FIG. 17B identifies the nomenclature for the sides and solar radiation paths of right triangular prism structure 530 and the angles associated with the path that solar radiation takes in passing through right triangular prism structure 530. Side 533 forms the hypotenuse of prism 530. Side 532 forms the vertical side of prism and side 531 forms the horizontal side of prism 530. Angle e at the intersection of side 531 and 532 is a right angle.
FIG. 17C presents angle data in tabular form for a range of wavelengths entering right triangular prism structure 530. Note that angles a through i for solar radiation passing through right triangular prism structure 530 are equal regardless of wavelength. Angles j and k vary by wavelength as shown in the table with k—the angle relative to the original incident solar radiation—ranging from −1.500° at 457 nanometers (nm) wavelength to +1.414° at 1300 nm wavelength. This effect occurs because of a corresponding shift with wavelength of the index of refraction as shown in the table.
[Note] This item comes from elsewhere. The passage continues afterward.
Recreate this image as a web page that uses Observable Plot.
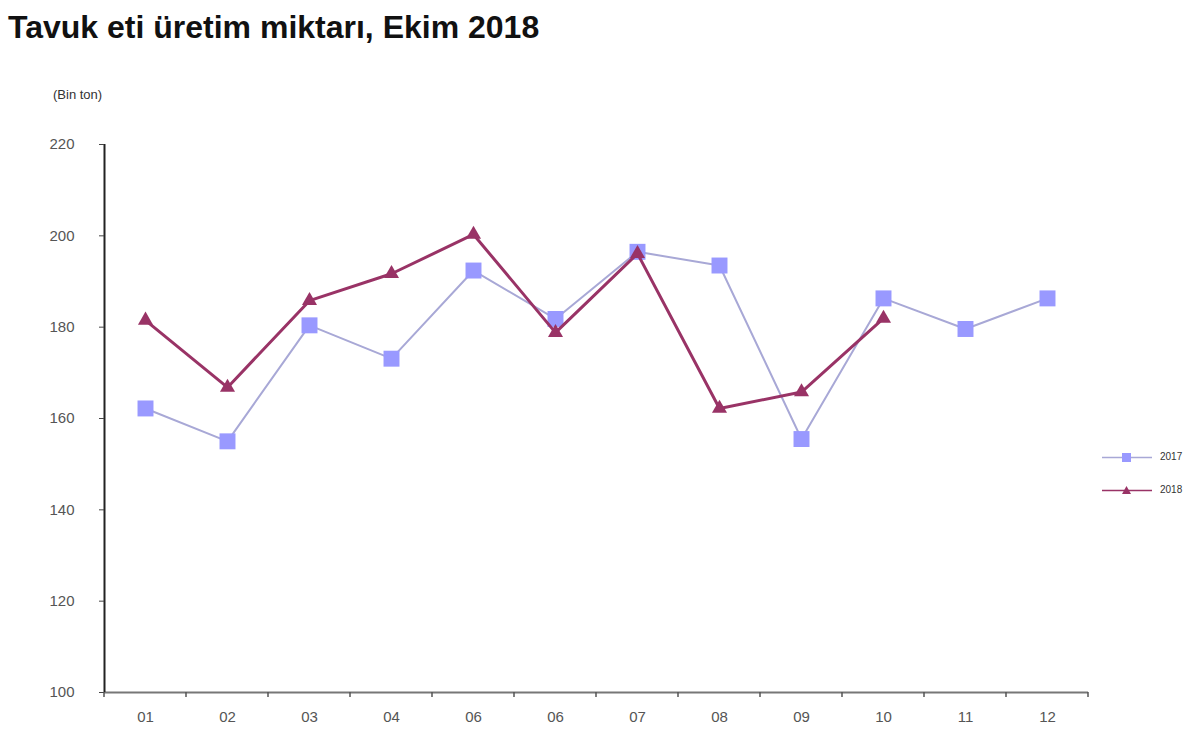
<!DOCTYPE html>
<html>
<head>
<meta charset="utf-8">
<script src="https://cdn.jsdelivr.net/npm/d3@7"></script>
<script src="https://cdn.jsdelivr.net/npm/@observablehq/plot@0.6"></script>
<style>
  html, body { margin: 0; padding: 0; background: #fff; }
  body { width: 1200px; height: 749px; position: relative; overflow: hidden; font-family: "Liberation Sans", Arial, sans-serif; }
  #title { position: relative; height: 60px; }
  #title span { position: absolute; left: 8px; top: 9px; font-size: 32px; font-weight: bold; color: #111; white-space: nowrap; }
  #unit { position: absolute; left: 53px; top: 87px; font-size: 13px; color: #333; }
  #legend { position: absolute; left: 1098px; top: 440px; font-size: 10px; color: #333; }
  #legend div { height: 33px; display: flex; align-items: center; }
  #legend svg { margin-right: 4px; }
</style>
</head>
<body>
<div id="title"><span>Tavuk eti üretim miktarı, Ekim 2018</span></div>
<div id="unit">(Bin ton)</div>
<div id="chart"></div>
<div id="legend"></div>
<script>
const months = ["01","02","03","04","05","06","07","08","09","10","11","12"];
const monthLabels = ["01","02","03","04","06","06","07","08","09","10","11","12"];
const values2017 = [162.2, 155.0, 180.4, 173.1, 192.4, 181.8, 196.5, 193.5, 155.5, 186.3, 179.6, 186.3];
const values2018 = [181.5, 166.8, 185.8, 191.7, 200.3, 178.8, 196.1, 162.2, 165.8, 181.9];
const yTicks = [100, 120, 140, 160, 180, 200, 220];
const seriesNames = ["2017", "2018"];

const c2017 = "#9999ff", l2017 = "#a8a8d6";
const c2018 = "#993366";

const d2017 = values2017.map((v, i) => ({month: months[i], value: v}));
const d2018 = values2018.map((v, i) => ({month: months[i], value: v}));

const W = 1200, H = 689, ML = 104, MR = 112, MT = 84, MB = 57;
const half = (W - ML - MR) / months.length / 2;

const chart = Plot.plot({
  width: W, height: H,
  marginLeft: ML, marginRight: MR, marginTop: MT, marginBottom: MB,
  style: {fontFamily: "'Liberation Sans', Arial, sans-serif", fontSize: "15px", color: "#333", background: "#fff"},
  x: {type: "band", domain: months, padding: 0, label: null},
  y: {domain: [100, 220], label: null},
  marks: [
    Plot.ruleY([100], {stroke: "#777", strokeWidth: 2}),
    Plot.ruleX([months[0]], {y1: 100, y2: 220, dx: -half, stroke: "#222", strokeWidth: 2}),
    Plot.axisY({ticks: yTicks, tickSize: 5, tickPadding: 25, stroke: "#444", fill: "#555", fontSize: 15, label: null}),
    Plot.axisX({tickSize: 0, tickPadding: 19, tickFormat: (d, i) => monthLabels[i], fill: "#555", fontSize: 15, label: null}),
    Plot.line(d2017, {x: "month", y: "value", stroke: l2017, strokeWidth: 2}),
    Plot.dot(d2017, {x: "month", y: "value", symbol: "square", r: 9, fill: c2017, stroke: "none"}),
    Plot.line(d2018, {x: "month", y: "value", stroke: c2018, strokeWidth: 3}),
    Plot.dot(d2018, {x: "month", y: "value", symbol: "triangle", r: 5.6, fill: c2018, stroke: "none"})
  ]
});
document.getElementById("chart").appendChild(chart);

// band boundary tick marks on the x axis
const svg = d3.select(chart);
const xs = chart.scale("x");
const ys = chart.scale("y");
const y0 = ys.apply(100);
const g = svg.append("g").attr("stroke", "#555").attr("stroke-width", 1.5);
months.forEach((m) => {
  const bx = xs.apply(m);
  g.append("line").attr("x1", bx).attr("x2", bx).attr("y1", y0).attr("y2", y0 + 5);
});
const endX = xs.apply(months[months.length - 1]) + xs.bandwidth;
g.append("line").attr("x1", endX).attr("x2", endX).attr("y1", y0).attr("y2", y0 + 5);

// legend
const legend = document.getElementById("legend");
const legendDefs = [
  {name: seriesNames[0], line: l2017, fill: c2017, sym: "sq"},
  {name: seriesNames[1], line: c2018, fill: c2018, sym: "tri"}
];
legendDefs.forEach(s => {
  const row = document.createElement("div");
  const shape = s.sym === "sq"
    ? `<rect x="24" y="5" width="9" height="9" fill="${s.fill}"/>`
    : `<path d="M28.5,5 L33,13 L24,13 Z" fill="${s.fill}"/>`;
  row.innerHTML = `<svg width="58" height="18"><line x1="4" x2="54" y1="9.5" y2="9.5" stroke="${s.line}" stroke-width="1.5"/>${shape}</svg><span>${s.name}</span>`;
  legend.appendChild(row);
});
</script>
</body>
</html>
With a focal length of mirror 526 of FIG. 17A of 29 millimeters (mm) this is equivalent to a shift in the location of the effective focal position of −0.75937 mm at 457 nm wavelength to an effective focal position of +0.715782 mm at 1300 nm wavelength, a spread of approximately 1.46 mm. The spread can be increased by increasing the focal length or by modifying the prescription of right triangular prism structure 530.
FIG. 17D presents the prescription for the length of the sides and paths of FIG. 17B. All data are normalized to B which is the length of side 531. It is important to note that other prescriptions for right triangular prism structure 530 are possible within the scope of this invention.
While the above is a complete description of the preferred embodiment of the present invention, it is possible to use various alternatives, modifications and equivalents. Therefore, the scope of the present invention should not be determined with reference to the above description but should, instead, be determined with reference to the appended claims, along with their full scope of equivalents. Any feature described herein, whether preferred or not, may be combined with any other features described herein, whether preferred or not. Thus, the invention is not intended to be limited to the embodiment shown herein but is to be accorded the widest scope consistent with the principal and novel features disclosed herein.